5 Ethical Principles of Data Collection
Whether I’m talking to students, developers, or clients, I like to frame data ethics as a real-world, in-the-moment activity. If you sit between raw data and how that data is presented, you’re not just clicking the buttons and writing code – you’re a narrative maker. The onus is on you to think through what you’re putting out there – which data points to show, how to communicate them, how much the user can manipulate them, which filters to use – whether you’re doing it yourself or on behalf of a colleague or employer.
It's important to stress all of this because people aren’t as aware of the ethics of data as they should be. As a result, they’re much more likely to do what a computer is telling them rather than to push back against it. Nearly everyone is likely to say, “Well, the computer says X” as if this machine that we’ve programmed is an arbiter of truth.
Here are some of the ethical principles in data collection I find valuable, and that data leaders can use to help people take a step back and reassess their ethical role in the data they collect and present.
- You do, in fact, have control. As a data culture, we’ve become too accustomed to presentation tools doing the decision-making for us. In fact, we have control over the data in a dashboard as much as we do the charts, filters and fonts we select. It’s critical that we don’t allow our teams to abdicate responsibility here, and we have to be just as present and intentional about these decisions ourselves.
- What you do with data has real implications. Genetic information services like 23andMe or Ancestry.com are presented as engines of personal liberation and insight with the personal data they provide. Yet what if you’re an adopted child, reach out to relatives you never knew you had, and discover that they have no interest in knowing about you? Or what if you’re tasked to present infection rate data to the public, and you prefer to divide the number of infected people against the total sample whereas your employer wants you to divide by the total number of tests taken instead? It’s important to think through what you do with data, and how you share it, before taking action.
- Demand transparency. When presented with data, ask yourself or the team involved some basic questions
- Why was this data collected?
- Who did it come from?
- Who was collecting it?
- What’s the nature of the data sample?
- Who or what was the data sample trained on?
These are very common sense questions, but it’s surprising how rarely they’re asked.

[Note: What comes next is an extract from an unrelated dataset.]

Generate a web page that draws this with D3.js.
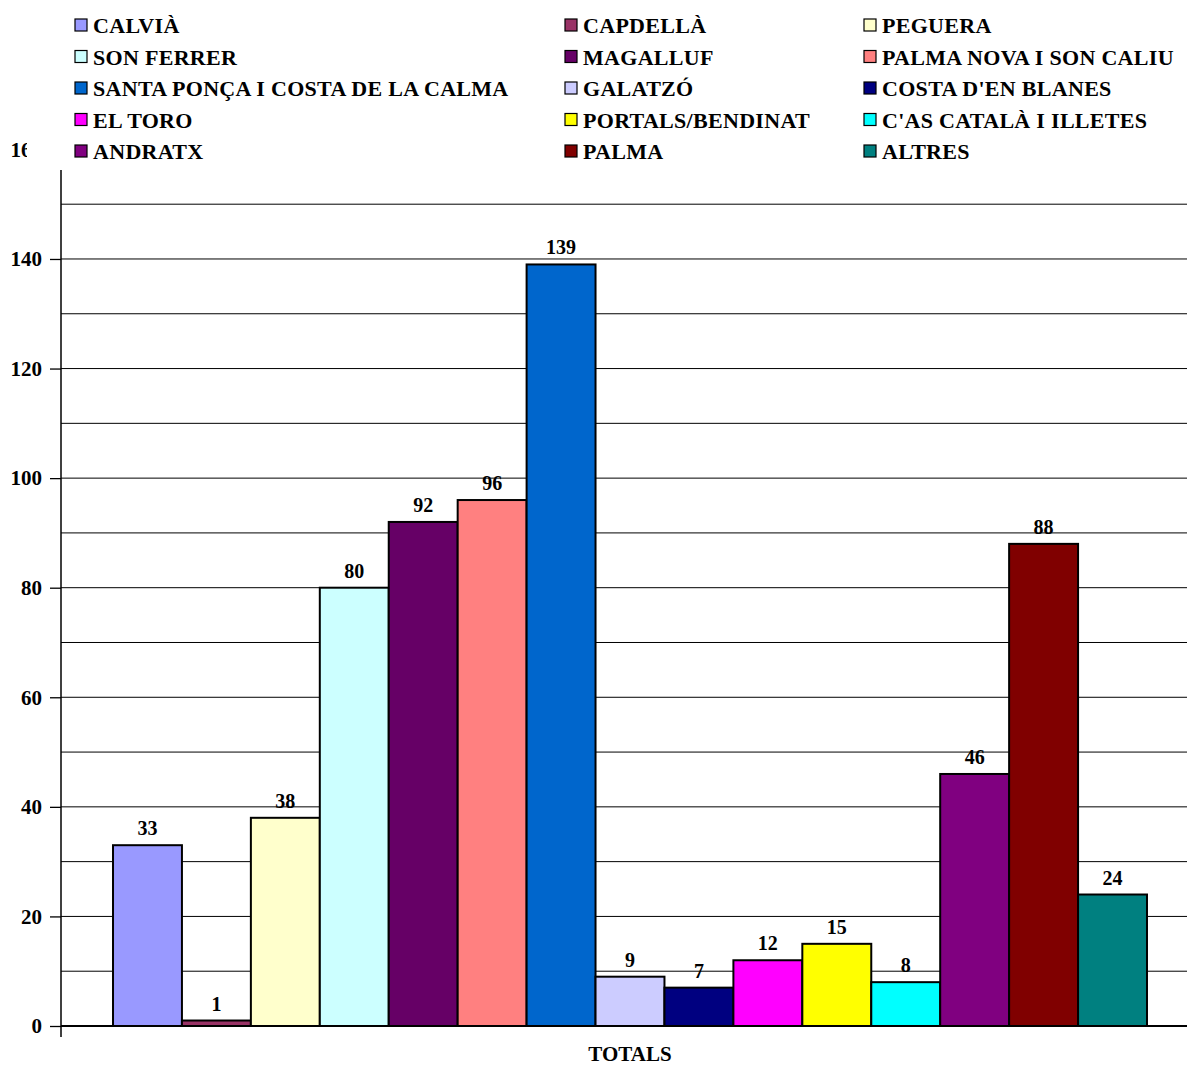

Encourage your team to ladder down with questions the same way a three-year-old does. There is almost always another “Why?” question that can surface data intent.
- In an age of AI, look for explainability. There’s a reason many public firms have banned the use of ChatGPT at work, and that’s explainability. Data cobbled together from many sources and presented based on similarity algorithms can be rife with hallucinations and errors. If the data you’re analyzing is a black box, where does accountability lie? How do you know what was done to the data, and do you agree with it? Accepting data without question is giving your power over to the entity that is presenting it to you.

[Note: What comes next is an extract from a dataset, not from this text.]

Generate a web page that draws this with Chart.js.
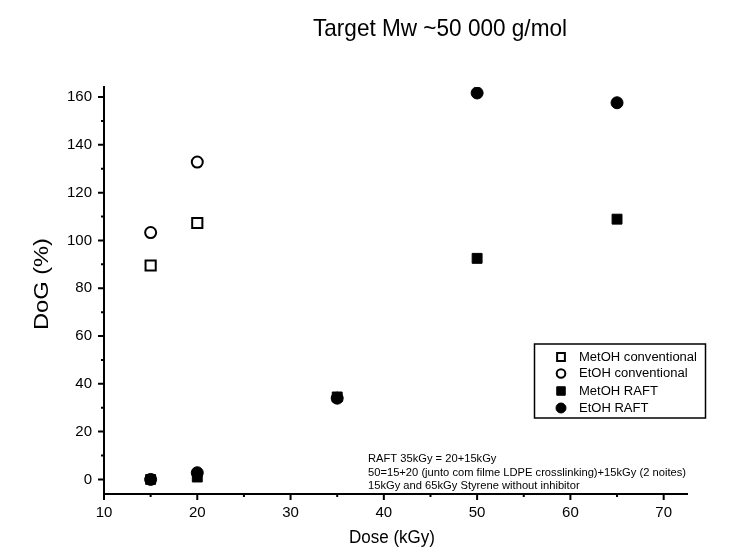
<!DOCTYPE html>
<html><head><meta charset="utf-8">
<script src="https://cdn.jsdelivr.net/npm/chart.js@4/dist/chart.umd.min.js"></script>
<style>html,body{margin:0;padding:0;background:#fff}#wrap{width:733px;height:559px}</style>
</head><body><div id="wrap"><canvas id="c" width="733" height="559"></canvas></div>
<script>
const chartTitle = 'Target Mw ~50 000 g/mol';
const xAxisTitle = 'Dose (kGy)';
const yAxisTitle = 'DoG (%)';
const seriesNames = ['MetOH conventional', 'EtOH conventional', 'MetOH RAFT', 'EtOH RAFT'];
const convDose = [15, 20];
const metohConv = [89.5, 107.3];
const etohConv = [103.3, 132.8];
const raftDose = [15, 20, 35, 50, 65];
const metohRaft = [0, 1, 34.5, 92.5, 108.9];
const etohRaft = [0, 2.8, 34, 161.7, 157.6];
const xTicks = [10, 20, 30, 40, 50, 60, 70];
const xMinorTicks = [15, 25, 35, 45, 55, 65];
const yTicks = [0, 20, 40, 60, 80, 100, 120, 140, 160];
const yMinorTicks = [10, 30, 50, 70, 90, 110, 130, 150];
const notes = [
  'RAFT 35kGy = 20+15kGy',
  '50=15+20 (junto com filme LDPE crosslinking)+15kGy (2 noites)',
  '15kGy and 65kGy Styrene without inhibitor'
];

const FONT = "'Liberation Sans', Arial, sans-serif";
const styles = [
  {pointStyle: 'rect', radius: 7.2, bg: '#fff', border: 2},
  {pointStyle: 'circle', radius: 5.5, bg: '#fff', border: 2},
  {pointStyle: 'rect', radius: 7, bg: '#000', border: 1},
  {pointStyle: 'circle', radius: 6, bg: '#000', border: 1}
];
function pts(xs, ys) { return xs.map((x, i) => ({x: x, y: ys[i]})); }
const seriesData = [pts(convDose, metohConv), pts(convDose, etohConv), pts(raftDose, metohRaft), pts(raftDose, etohRaft)];

// draws text stretched horizontally by factor k
function drawScaled(ctx, text, x, y, k, align) {
  ctx.textAlign = 'left';
  const w = ctx.measureText(text).width * k;
  const x0 = align === 'center' ? x - w / 2 : x;
  ctx.save();
  ctx.translate(x0, y);
  ctx.scale(k, 1);
  ctx.fillText(text, 0, 0);
  ctx.restore();
}
function fitText(ctx, text, x, y, targetW, align) {
  const k = targetW / ctx.measureText(text).width;
  drawScaled(ctx, text, x, y, k, align);
}

const deco = {
  id: 'deco',
  afterDraw(chart) {
    const ctx = chart.ctx;
    const xs = chart.scales.x, ys = chart.scales.y;
    const ca = chart.chartArea;
    ctx.save();
    ctx.strokeStyle = '#000';
    ctx.lineWidth = 2;
    ctx.beginPath();
    xTicks.forEach(v => { const p = xs.getPixelForValue(v); ctx.moveTo(p, ca.bottom); ctx.lineTo(p, ca.bottom + 6); });
    xMinorTicks.forEach(v => { const p = xs.getPixelForValue(v); ctx.moveTo(p, ca.bottom); ctx.lineTo(p, ca.bottom + 3); });
    yTicks.forEach(v => { const p = ys.getPixelForValue(v); ctx.moveTo(ca.left, p); ctx.lineTo(ca.left - 6, p); });
    yMinorTicks.forEach(v => { const p = ys.getPixelForValue(v); ctx.moveTo(ca.left, p); ctx.lineTo(ca.left - 3, p); });
    ctx.stroke();

    ctx.fillStyle = '#000';
    ctx.textBaseline = 'alphabetic';
    // title
    ctx.font = "24px " + FONT;
    fitText(ctx, chartTitle, 440, 36, 254, 'center');
    // x title
    ctx.font = "18px " + FONT;
    fitText(ctx, xAxisTitle, 392, 543, 86, 'center');
    // y title
    ctx.save();
    ctx.translate(48, 284);
    ctx.rotate(-Math.PI / 2);
    ctx.font = "21px " + FONT;
    fitText(ctx, yAxisTitle, 0, 0, 92, 'center');
    ctx.restore();

    // legend
    ctx.lineWidth = 1.5;
    ctx.strokeRect(534.5, 344, 171, 74);
    const rowsY = [357, 373.5, 391, 408];
    const legR = [5.5, 4.3, 6, 5];
    ctx.font = "12px " + FONT;
    const legK = 118 / ctx.measureText(seriesNames[0]).width;
    seriesNames.forEach((name, i) => {
      const st = styles[i];
      ctx.fillStyle = st.bg;
      ctx.strokeStyle = '#000';
      ctx.lineWidth = st.border;
      Chart.helpers.drawPoint(ctx, {pointStyle: st.pointStyle, radius: legR[i], borderWidth: st.border, rotation: 0}, 561, rowsY[i]);
      ctx.fillStyle = '#000';
      ctx.font = "12px " + FONT;
      ctx.textBaseline = 'middle';
      drawScaled(ctx, name, 579, rowsY[i] + 0.5, legK, 'left');
    });
    // notes
    ctx.font = "11px " + FONT;
    ctx.textBaseline = 'middle';
    const notesY = [459, 472.5, 486];
    const noteK = 318 / ctx.measureText(notes[1]).width;
    notes.forEach((t, i) => drawScaled(ctx, t, 368, notesY[i], noteK, 'left'));
    ctx.restore();
  }
};

new Chart(document.getElementById('c'), {
  type: 'scatter',
  data: {
    datasets: seriesNames.map((n, i) => ({
      label: n,
      data: seriesData[i],
      pointStyle: styles[i].pointStyle,
      pointRadius: styles[i].radius,
      pointHoverRadius: styles[i].radius,
      backgroundColor: styles[i].bg,
      borderColor: '#000',
      borderWidth: styles[i].border,
      pointBackgroundColor: styles[i].bg,
      pointBorderColor: '#000',
      pointBorderWidth: styles[i].border
    }))
  },
  options: {
    responsive: false,
    animation: false,
    devicePixelRatio: 1,
    layout: {padding: {left: 0, top: 87, right: 46, bottom: 0}},
    plugins: {legend: {display: false}, tooltip: {enabled: false}, title: {display: false}},
    scales: {
      x: {
        type: 'linear', min: 10, max: 72.5,
        afterBuildTicks: s => { s.ticks = xTicks.map(v => ({value: v})); },
        afterFit: s => { s.height = 65; },
        grid: {display: false, drawTicks: false},
        border: {display: true, color: '#000', width: 2},
        ticks: {color: '#000', font: {family: FONT, size: 15}, padding: 10, maxRotation: 0, autoSkip: false}
      },
      y: {
        type: 'linear', min: -6.1, max: 164.2,
        afterBuildTicks: s => { s.ticks = yTicks.map(v => ({value: v})); },
        afterFit: s => { s.width = 104; },
        grid: {display: false, drawTicks: false},
        border: {display: true, color: '#000', width: 2},
        ticks: {color: '#000', font: {family: FONT, size: 15}, padding: 12, autoSkip: false}
      }
    }
  },
  plugins: [deco]
});
</script>
</body></html>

- Is the data accurate? Accuracy, precision, and completeness are key measures of data quality in any circumstances, but are particularly important when viewing data through an ethical lens. If the data is of low or suspect quality, the results and insights will be as well, and this can have serious societal consequences.
Conversations about data ethics tend to start and end with privacy and personally identifiable information. In my academic work I like push students to go deeper and constantly question their actions and the ethical implications of the data they consume and use. For example:
- Where’s the data coming from?
- What were the methods used to collect it?

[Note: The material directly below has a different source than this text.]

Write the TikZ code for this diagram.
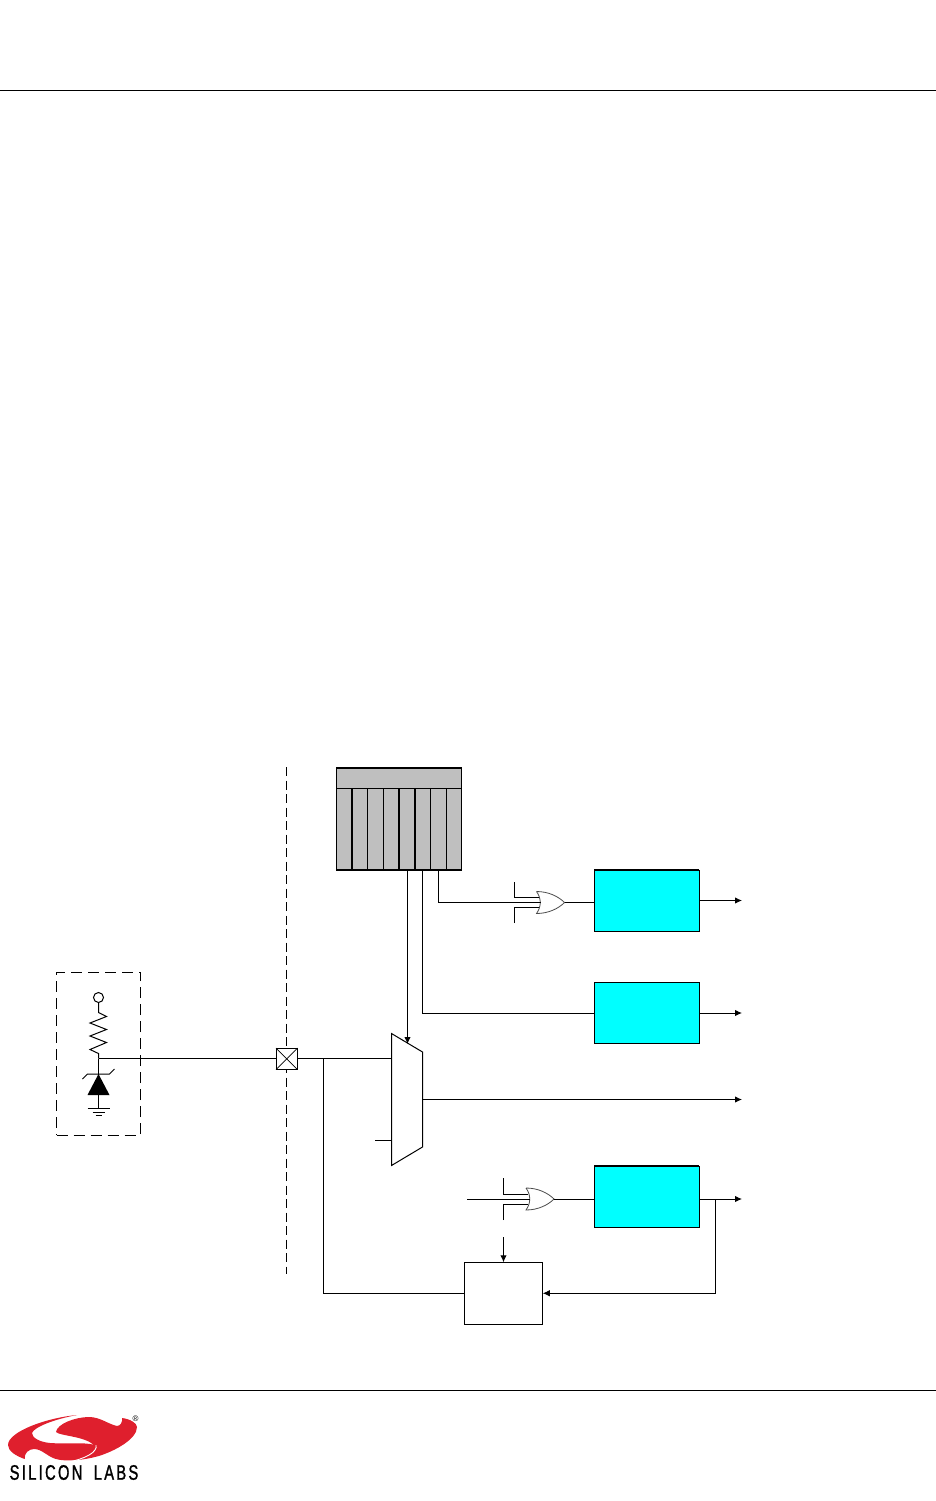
\documentclass[tikz,border=0pt]{standalone}
\usepackage{xcolor}
\usepackage{fontspec}
\usetikzlibrary{arrows.meta}
\newfontfamily\logofont[LetterSpace=11,FakeStretch=0.70,FakeBold=1.2]{Liberation Sans}
\newfontfamily\markfont{Liberation Sans}
\definecolor{BlockCyan}{HTML}{00FFFF}
\definecolor{RegGray}{HTML}{BFBFBF}
\definecolor{LogoRed}{HTML}{DF1F2D}
\begin{document}
\begin{tikzpicture}[
  x=1pt, y=-1pt,
  line width=1pt,
  block/.style={rectangle, draw, fill=BlockCyan, minimum width=104.5pt, minimum height=61pt, inner sep=0pt, outer sep=0pt},
  plainbox/.style={rectangle, draw, fill=white, inner sep=0pt, outer sep=0pt},
  regbox/.style={rectangle, draw, fill=RegGray, inner sep=0pt, outer sep=0pt},
  arrow/.style={-{Latex[length=7pt,width=6.5pt]}},
  dashline/.style={dash pattern=on 9pt off 4.5pt},
  orgate/.pic={
    \draw[line width=0.8pt, draw=black!70, fill=white] (0,-11) .. controls (12,-11) and (22,-6) .. (28,0) .. controls (22,6) and (12,11) .. (0,11) .. controls (5,4) and (5,-4) .. (0,-11);
    \coordinate (-inA) at (2,-5);
    \coordinate (-inB) at (4,0);
    \coordinate (-inC) at (2,5);
    \coordinate (-out) at (28,0);
  }
]
\useasboundingbox (0,0) rectangle (936,1501);

% page rules
\coordinate (headL) at (0,90.5);
\coordinate (headR) at (936,90.5);
\coordinate (footL) at (0,1390.5);
\coordinate (footR) at (936,1390.5);
\draw (headL) -- (headR);
\draw (footL) -- (footR);

% boundary of the device
\coordinate (edgeT) at (286.5,767);
\coordinate (edgeB) at (286.5,1274);
\draw[dashline] (edgeT) -- (edgeB);

% external circuit
\node[rectangle, draw, dash pattern=on 11pt off 6pt, minimum width=84pt, minimum height=163pt, inner sep=0pt, outer sep=0pt] (ext) at (98.5,1053.5) {};
\node[circle, draw, minimum size=10pt, inner sep=0pt, outer sep=0pt] (vdd) at (98.5,997.5) {};
\coordinate (junc) at (98.5,1058.5);
\coordinate (gnd) at (98.5,1108);
\draw (vdd.south) -- (98.5,1012.5) -- (106.5,1016.5) -- (90,1023) -- (106.5,1029.5) -- (90,1036) -- (106.5,1042.5) -- (90,1049.5) -- (98.5,1053.5) -- (junc);
\draw (junc) -- (gnd);
\fill (98.5,1074) -- (109.5,1095) -- (87.5,1095) -- cycle;
\draw (82.5,1079) -- (87.5,1074) -- (109.5,1074) -- (114.5,1069);
\draw (87.5,1108) -- (109.5,1108);
\draw (92.5,1112) -- (104.5,1112);
\draw (95.5,1115.5) -- (101.5,1115.5);

% port pin
\node[plainbox, minimum size=21.5pt] (pad) at (286.75,1058.75) {};
\draw[line width=0.7pt] (pad.north west) -- (pad.south east);
\draw[line width=0.7pt] (pad.north east) -- (pad.south west);
\draw (junc) -- (junc -| pad.west);

% register
\node[regbox, line width=1.5pt, minimum width=125pt, minimum height=102pt] (reg) at (399,819) {};
\draw (336.5,788) -- (461.5,788);
\foreach \x/\w in {352/1.5,367.7/0.7,383.4/0.7,399.2/1.5,415/1.5,430.7/0.7,446.3/1.5}
  \draw[line width=\w pt] (\x,788) -- (\x,869);
\coordinate (regA) at (407.5,870);
\coordinate (regB) at (422.5,870);
\coordinate (regC) at (438.5,870);

% blocks
\node[block] (blockA) at (646.75,900.5) {};
\node[block] (blockB) at (646.75,1012.5) {};
\node[block] (blockC) at (646.75,1196.5) {};
\draw[line width=1.8pt] (blockA.south west) -- (blockA.north west) -- (blockA.north east);
\draw[line width=1.8pt] (blockB.south west) -- (blockB.north west);
\draw[line width=1.8pt] (blockC.south west) -- (blockC.north west) -- (blockC.north east);
\node[plainbox, minimum width=78.5pt, minimum height=62pt] (timer) at (503.5,1293.25) {};

% outputs
\coordinate (outA) at (742,900.5);
\coordinate (outB) at (742,1013);
\coordinate (outM) at (742,1099.5);
\coordinate (outC) at (742,1199);
\coordinate (tap) at (715.5,1199);

% mux
\coordinate (muxTL) at (391.5,1033.5);
\coordinate (muxTR) at (422.5,1052);
\coordinate (muxBR) at (422.5,1147);
\coordinate (muxBL) at (391.5,1165.5);
\draw[fill=white] (muxTL) -- (muxTR) -- (muxBR) -- (muxBL) -- cycle;
\coordinate (muxIn) at (391.5,1058.5);
\coordinate (muxSel) at (391.5,1140);
\coordinate (muxOut) at (422.5,1099.5);
\coordinate (muxTop) at (407.5,1044);
\coordinate (selEnd) at (375,1140);
\draw (muxIn -| pad.east) -- (muxIn);
\draw (selEnd) -- (muxSel);
\draw[arrow] (regA) -- (muxTop);

% gates
\pic (orA) at (536.5,902.5) {orgate};
\pic (orB) at (526,1199) {orgate};

\coordinate (stubAt) at (514,882);
\coordinate (stubAb) at (514,923);
\draw (stubAt) |- (orA-inA);
\draw (stubAb) |- (orA-inC);
\draw (regC) |- (orA-inB);
\draw (orA-out) -- (orA-out -| blockA.west);

\coordinate (stubBt) at (503.5,1178);
\coordinate (stubBb) at (503.5,1220);
\coordinate (inputB) at (467,1199);
\draw (stubBt) |- (orB-inA);
\draw (stubBb) |- (orB-inC);
\draw (inputB) -- (orB-inB);
\draw (orB-out) -- (orB-out -| blockC.west);

\draw (regB) |- (outB -| blockB.west);

\draw[arrow] (outA -| blockA.east) -- (outA);
\draw[arrow] (outB -| blockB.east) -- (outB);
\draw[arrow] (muxOut) -- (outM);
\draw[arrow] (tap -| blockC.east) -- (outC);

% feedback
\coordinate (trigT) at (503.5,1237);
\coordinate (fb) at (323.5,1058.5);
\draw[arrow] (trigT) -- (timer.north);
\draw[arrow] (tap) |- (timer.east);
\draw (timer.west) -| (fb);

% logo
\fill[LogoRed] (77,1415) .. controls (45,1418) and (8,1432) .. (8,1445) .. controls (8,1451) and (16,1456) .. (24.7,1459) .. controls (24,1453) and (29,1449) .. (34,1449) .. controls (42,1449) and (48,1457) .. (56,1459) .. controls (66,1462) and (85,1460) .. (98.7,1456) .. controls (115,1451) and (137,1439) .. (137,1427) .. controls (137,1423) and (130,1419) .. (122,1418) .. controls (123,1422) and (120,1426) .. (117,1426) .. controls (108,1424) and (100,1417) .. (89,1417) .. controls (75,1417) and (57,1424) .. (56,1432) .. controls (60,1436) and (84,1436) .. (94,1445) .. controls (88,1442) and (62,1444) .. (50,1443) .. controls (40,1442) and (32,1438) .. (32,1433) .. controls (34,1427) and (55,1419) .. (77,1415) -- cycle;
\draw[white, line width=0.9pt] (96,1445) .. controls (98,1452) and (85,1459) .. (68,1462);
\node[font=\logofont\fontsize{21}{21}\selectfont, inner sep=0pt, outer sep=0pt] (logotext) at (74,1472.5) {SILICON\hspace{5pt} LABS};
\node[font=\markfont\fontsize{8}{8}\selectfont, inner sep=0pt, outer sep=0pt] (logomark) at (135.5,1418.5) {®};
\end{tikzpicture}
\end{document}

- What do we value or not value in the outcomes?
- If a mistake was made, who’s accountable?
- What are we going to do with this information?
- What does it really matter to us?
- Are there issues here with different truths?
- What’s the rationale for the way we want to calculate something?
Questions like these are usefully adjacent to data governance and master data management, which define large parts of practical data literacy. That would lead me to a final recommendation about data ethics. Don’t think about it as a standalone topic, the session at a coding conference that’s going to draw the lowest number of participants because people think of it a bit of a bore.
Instead, encourage your team to dig at these issues around the ethical principles of data collection in context. When you start exploring the implications of analyzing COVID data one way versus another, what happens when an AI healthcare application limits its data corpus to wealthy people, or the output of a hiring bot that optimizes its decision set by prioritizing men, your colleagues will start to see the people underneath all these decisions about data. In this way we’re all united, and the ethics of data should speak to all of us.